Me too! I also really like the current figure. I might just make the slope lines solid (I was thinking of dashed lines for things in between 0.1 and 0.05 but we do not have that).

regarding the scientific notation, do you mean having all the p-values formatted as 1.0e^-1 for example?

I meant the abundance -- make it 2^4 or such as the actual numbers are not so important.

We should make code that generates EXACTLY these data if we have not already.

@DeirdreLoughnan @wangxm-forest Do you want me to work on editing the text to match the current figure?

DeirdreLoughnan commented 1 month ago

@lizzieinvancouver Great! The code that I link to above generates this exact data, if you have any issues running it, let me know.

I will update the figure with values as scientific notation on the y-axis and change the lines to solid. But perhaps will wait to hear whether @AileneKane would like me to include the figure letters in the image.

It would be great if you are able to start editing the text to match the figure @lizzieinvancouver, let me know if there is anything I can do to help.

lizzieinvancouver commented 2 weeks ago

@DeirdreLoughnan Did the axes (y and x) get updated to scientific notation? I may have been looking at the wrong figure though.
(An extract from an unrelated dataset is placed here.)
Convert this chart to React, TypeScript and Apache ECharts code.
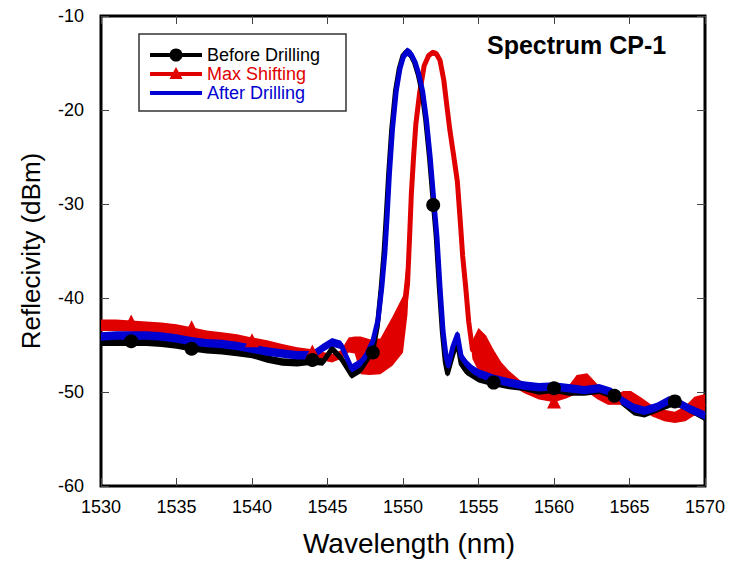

For now @AileneKane I added text for the box to go with the figure.

AileneKane commented 1 week ago

This is great! I think it would be great to include the figure letters in the image. Thanks!

lizzieinvancouver commented 1 week ago

@lizzieinvancouver will work up text a little more:

DeirdreLoughnan commented 1 week ago

@lizzieinvancouver @AileneKane

I pushed the revised version of the figure with the figure letters and updated code.

@lizzieinvancouver let me know if you would like help revising the text for the box!

wangxm-forest commented 1 week ago

@lizzieinvancouver @DeirdreLoughnan Sorry that I didn't attend the meeting today because I had an appointment I couldn't reschedule for another time. Please let me know if there is anything else I can do to help!